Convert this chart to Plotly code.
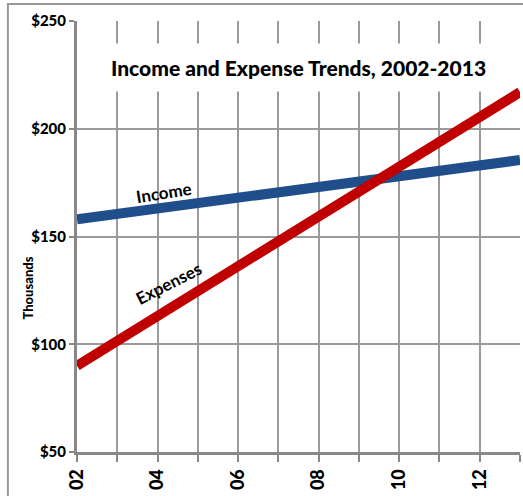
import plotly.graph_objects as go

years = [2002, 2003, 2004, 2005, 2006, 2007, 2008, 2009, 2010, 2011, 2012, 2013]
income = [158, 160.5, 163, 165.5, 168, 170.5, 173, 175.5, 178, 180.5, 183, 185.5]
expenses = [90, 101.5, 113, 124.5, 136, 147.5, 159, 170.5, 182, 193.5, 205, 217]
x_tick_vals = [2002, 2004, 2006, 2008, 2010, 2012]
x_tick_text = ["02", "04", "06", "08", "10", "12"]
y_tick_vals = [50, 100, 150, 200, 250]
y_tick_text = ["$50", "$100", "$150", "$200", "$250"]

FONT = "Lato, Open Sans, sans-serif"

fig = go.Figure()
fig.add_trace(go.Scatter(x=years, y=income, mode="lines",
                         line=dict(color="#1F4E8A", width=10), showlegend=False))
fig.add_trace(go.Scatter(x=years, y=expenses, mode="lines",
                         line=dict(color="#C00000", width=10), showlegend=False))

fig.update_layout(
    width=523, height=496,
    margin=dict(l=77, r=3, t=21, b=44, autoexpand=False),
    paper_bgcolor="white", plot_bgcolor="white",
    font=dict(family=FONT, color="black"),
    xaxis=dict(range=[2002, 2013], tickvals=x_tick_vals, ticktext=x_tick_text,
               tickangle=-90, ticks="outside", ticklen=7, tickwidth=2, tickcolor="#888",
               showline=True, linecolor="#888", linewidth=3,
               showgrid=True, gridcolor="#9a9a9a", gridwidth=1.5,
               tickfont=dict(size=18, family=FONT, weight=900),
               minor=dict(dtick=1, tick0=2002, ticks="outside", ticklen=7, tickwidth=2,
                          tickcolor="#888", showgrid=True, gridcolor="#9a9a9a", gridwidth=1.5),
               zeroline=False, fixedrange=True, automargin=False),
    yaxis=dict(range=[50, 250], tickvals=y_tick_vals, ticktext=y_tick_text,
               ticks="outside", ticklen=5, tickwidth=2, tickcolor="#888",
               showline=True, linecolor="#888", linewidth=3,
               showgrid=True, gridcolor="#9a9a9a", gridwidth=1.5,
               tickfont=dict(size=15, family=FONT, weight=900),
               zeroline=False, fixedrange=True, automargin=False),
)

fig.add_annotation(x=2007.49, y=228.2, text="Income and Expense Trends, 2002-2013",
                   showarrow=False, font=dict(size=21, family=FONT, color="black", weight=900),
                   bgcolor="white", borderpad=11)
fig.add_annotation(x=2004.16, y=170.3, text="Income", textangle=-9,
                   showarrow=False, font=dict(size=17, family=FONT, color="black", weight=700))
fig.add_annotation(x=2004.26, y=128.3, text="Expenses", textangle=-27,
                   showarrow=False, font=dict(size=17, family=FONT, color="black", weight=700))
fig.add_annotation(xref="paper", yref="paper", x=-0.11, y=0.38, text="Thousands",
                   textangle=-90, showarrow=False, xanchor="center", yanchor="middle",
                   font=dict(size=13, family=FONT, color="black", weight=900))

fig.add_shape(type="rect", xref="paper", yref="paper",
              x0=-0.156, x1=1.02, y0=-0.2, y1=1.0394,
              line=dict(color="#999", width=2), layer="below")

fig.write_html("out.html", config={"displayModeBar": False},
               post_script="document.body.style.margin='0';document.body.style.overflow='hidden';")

- - - - -

Write out the whole listing again, exactly, with no pictures.

Convert this chart to Plotly code.
import plotly.graph_objects as go

years = [2002, 2003, 2004, 2005, 2006, 2007, 2008, 2009, 2010, 2011, 2012, 2013]
income = [158, 160.5, 163, 165.5, 168, 170.5, 173, 175.5, 178, 180.5, 183, 185.5]
expenses = [90, 101.5, 113, 124.5, 136, 147.5, 159, 170.5, 182, 193.5, 205, 217]
x_tick_vals = [2002, 2004, 2006, 2008, 2010, 2012]
x_tick_text = ["02", "04", "06", "08", "10", "12"]
y_tick_vals = [50, 100, 150, 200, 250]
y_tick_text = ["$50", "$100", "$150", "$200", "$250"]

FONT = "Lato, Open Sans, sans-serif"

fig = go.Figure()
fig.add_trace(go.Scatter(x=years, y=income, mode="lines",
                         line=dict(color="#1F4E8A", width=10), showlegend=False))
fig.add_trace(go.Scatter(x=years, y=expenses, mode="lines",
                         line=dict(color="#C00000", width=10), showlegend=False))

fig.update_layout(
    width=523, height=496,
    margin=dict(l=77, r=3, t=21, b=44, autoexpand=False),
    paper_bgcolor="white", plot_bgcolor="white",
    font=dict(family=FONT, color="black"),
    xaxis=dict(range=[2002, 2013], tickvals=x_tick_vals, ticktext=x_tick_text,
               tickangle=-90, ticks="outside", ticklen=7, tickwidth=2, tickcolor="#888",
               showline=True, linecolor="#888", linewidth=3,
               showgrid=True, gridcolor="#9a9a9a", gridwidth=1.5,
               tickfont=dict(size=18, family=FONT, weight=900),
               minor=dict(dtick=1, tick0=2002, ticks="outside", ticklen=7, tickwidth=2,
                          tickcolor="#888", showgrid=True, gridcolor="#9a9a9a", gridwidth=1.5),
               zeroline=False, fixedrange=True, automargin=False),
    yaxis=dict(range=[50, 250], tickvals=y_tick_vals, ticktext=y_tick_text,
               ticks="outside", ticklen=5, tickwidth=2, tickcolor="#888",
               showline=True, linecolor="#888", linewidth=3,
               showgrid=True, gridcolor="#9a9a9a", gridwidth=1.5,
               tickfont=dict(size=15, family=FONT, weight=900),
               zeroline=False, fixedrange=True, automargin=False),
)

fig.add_annotation(x=2007.49, y=228.2, text="Income and Expense Trends, 2002-2013",
                   showarrow=False, font=dict(size=21, family=FONT, color="black", weight=900),
                   bgcolor="white", borderpad=11)
fig.add_annotation(x=2004.16, y=170.3, text="Income", textangle=-9,
                   showarrow=False, font=dict(size=17, family=FONT, color="black", weight=700))
fig.add_annotation(x=2004.26, y=128.3, text="Expenses", textangle=-27,
                   showarrow=False, font=dict(size=17, family=FONT, color="black", weight=700))
fig.add_annotation(xref="paper", yref="paper", x=-0.11, y=0.38, text="Thousands",
                   textangle=-90, showarrow=False, xanchor="center", yanchor="middle",
                   font=dict(size=13, family=FONT, color="black", weight=900))

fig.add_shape(type="rect", xref="paper", yref="paper",
              x0=-0.156, x1=1.02, y0=-0.2, y1=1.0394,
              line=dict(color="#999", width=2), layer="below")

fig.write_html("out.html", config={"displayModeBar": False},
               post_script="document.body.style.margin='0';document.body.style.overflow='hidden';")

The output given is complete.